Bardzo nietypową interwencję przeprowadzili policjanci skarżyskiej drogówki w czwartkowe popołudnie. Z użyciem sygnałów świetlnych i dźwiękowych wieźli do szpitala w Kielcach rodzącą bliźniaki kobietę. Funkcjonariusze spisali się na medal i przyszła mama dotarła w porę na miejsce. Tam urodziła chłopca i dziewczynkę.

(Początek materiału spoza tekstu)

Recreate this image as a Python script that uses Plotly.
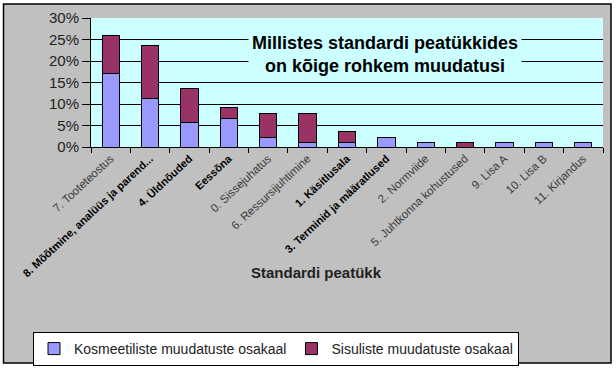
import plotly.graph_objects as go

categories = ["7. Tooteteostus", "8. Mõõtmine, analüüs ja parend...", "4. Üldnõuded", "Eessõna",
              "0. Sissejuhatus", "6. Ressursijuhtimine", "1. Käsitlusala", "3. Terminid ja määratlused",
              "2. Normviide", "5. Juhtkonna kohustused", "9. Lisa A", "10. Lisa B", "11. Kirjandus"]
bold_flags = [False, True, True, True, False, False, True, True, False, False, False, False, False]
cosmetic = [0.170, 0.112, 0.058, 0.067, 0.023, 0.011, 0.011, 0.023, 0.011, 0.0, 0.011, 0.011, 0.011]
content = [0.090, 0.125, 0.077, 0.024, 0.056, 0.068, 0.024, 0.0, 0.0, 0.011, 0.0, 0.0, 0.0]
series_names = ["Kosmeetiliste muudatuste osakaal", "Sisuliste muudatuste osakaal"]
title_text = "Millistes standardi peatükkides<br>on kõige rohkem muudatusi"
xaxis_title = "Standardi peatükk"

W, H = 616, 368
L, R, T, B = 91, 13, 18, 221
pw, ph = W - L - R, H - T - B

def px_x(p):
    return (p - L) / pw

def px_y(p):
    return (H - B - p) / ph

ticktext = [f"<b>{c}</b>" if b else
            f"<span style='color:#3a3a3a;font-size:11.5px'>{c}</span>"
            for c, b in zip(categories, bold_flags)]

fig = go.Figure()
fig.add_trace(go.Bar(x=categories, y=cosmetic, name=series_names[0],
                     marker=dict(color="#9999FF", line=dict(color="black", width=1))))
fig.add_trace(go.Bar(x=categories, y=content, name=series_names[1],
                     marker=dict(color="#993366", line=dict(color="black", width=1))))

fig.update_layout(
    width=W, height=H, margin=dict(l=L, r=R, t=T, b=B, autoexpand=False),
    barmode="stack", bargap=0.56,
    paper_bgcolor="#C0C0C0", plot_bgcolor="#CCFFFF",
    font=dict(family="Arial, Liberation Sans, sans-serif", color="black"),
    showlegend=True,
    legend=dict(orientation="h", xref="container", yref="container",
                x=276 / W, y=1 - 332 / H, xanchor="center", yanchor="top",
                bgcolor="white", bordercolor="black", borderwidth=1,
                font=dict(size=14, color="#222"), traceorder="normal",
                itemwidth=30, tracegroupgap=0),
    xaxis=dict(type="category", tickmode="array", tickvals=categories, ticktext=ticktext,
               tickangle=-43, tickfont=dict(size=11, color="black"), automargin=False,
               showline=True, linecolor="black", linewidth=1,
               ticks="outside", ticklen=5, tickcolor="black", tickson="boundaries",
               showgrid=False),
    yaxis=dict(range=[0, 0.3], dtick=0.05, tickformat=".0%", automargin=False,
               tickfont=dict(size=15, color="#222"),
               showline=True, linecolor="black", linewidth=1,
               ticks="outside", ticklen=8, tickcolor="black",
               showgrid=True, gridcolor="black", gridwidth=1, zeroline=False),
)

# white page outside the chart area, and the chart-area border
for (x0, x1, y0, y1) in [(0, 3, 0, H), (611, W, 0, H), (0, W, 0, 4), (0, W, 363, H)]:
    fig.add_shape(type="rect", xref="paper", yref="paper",
                  x0=px_x(x0), x1=px_x(x1), y0=px_y(y1), y1=px_y(y0),
                  fillcolor="white", line=dict(width=0), layer="above")
fig.add_shape(type="rect", xref="paper", yref="paper",
              x0=px_x(3.5), x1=px_x(611), y0=px_y(363), y1=px_y(4),
              fillcolor="rgba(0,0,0,0)", line=dict(color="black", width=1.5), layer="above")

fig.add_annotation(text=f"<b>{title_text}</b>", xref="paper", yref="paper",
                   x=px_x(385), y=px_y(54), xanchor="center", yanchor="middle",
                   showarrow=False,
                   font=dict(size=18, color="black"), bgcolor="#CCFFFF", borderpad=3)
fig.add_annotation(text=f"<b>{xaxis_title}</b>", xref="paper", yref="paper",
                   x=px_x(316), y=px_y(272), xanchor="center", yanchor="middle",
                   showarrow=False,
                   font=dict(size=15, color="#222"))

fig.write_html("out.html", config={"displayModeBar": False},
               post_script="document.body.style.margin='0';document.body.style.padding='0';")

- Sytuacja miała miejsce w czwartek około godziny 15. Policjanci skarżyskiej drogówki pełnili służbę na trasie K-42 nieoznakowanym radiowozem. W trakcie kontroli pojazdu na ulicy Legionów w Skarżysku, podeszła do nich kobieta. Powiedziała, że jest z gminy Mirzec i wiezie rodzącą przedwcześnie córkę do szpitala w Kielcach. Była bardzo zdenerwowana i dodała, że nie czuje się na siłach kontynuować dalszej jazdy - czytamy na stronie policji świętokrzyskiej.
- Funkcjonariusze bez chwili zastanowienia podjęli jedyną słuszną decyzję. Natychmiast rodząca 31-latka przesiadła się do radiowozu i rozpoczęła się walka z czasem. Mundurowi włączyli sygnały świetlne i dźwiękowe i ruszyli do stolicy województwa. Kobieta przekazała stróżom prawa, że z uwagi na ciążowe komplikacje, właśnie w tej lecznicy miała rodzić w lutym. Jak to często bywa, życie napisało inny scenariusz i akcja porodowa rozpoczęła się wcześniej - napisano.
- Wstępnie policjanci ustalili, że 31-latkę przejmie po drodze jej mąż, który wracał z Kielc. Jednak z uwagi na dynamiczną sytuację, korki na kieleckich ulicach w godzinach szczytu, funkcjonariusze dowieźli pasażerkę do szpitala i przekazali pod opiekę personelu medycznego. Nieoficjalnie ustalono, że około godziny 17 na świat przyszła para bliźniąt. Mama czuje się dobrze - poinformowali policjanci.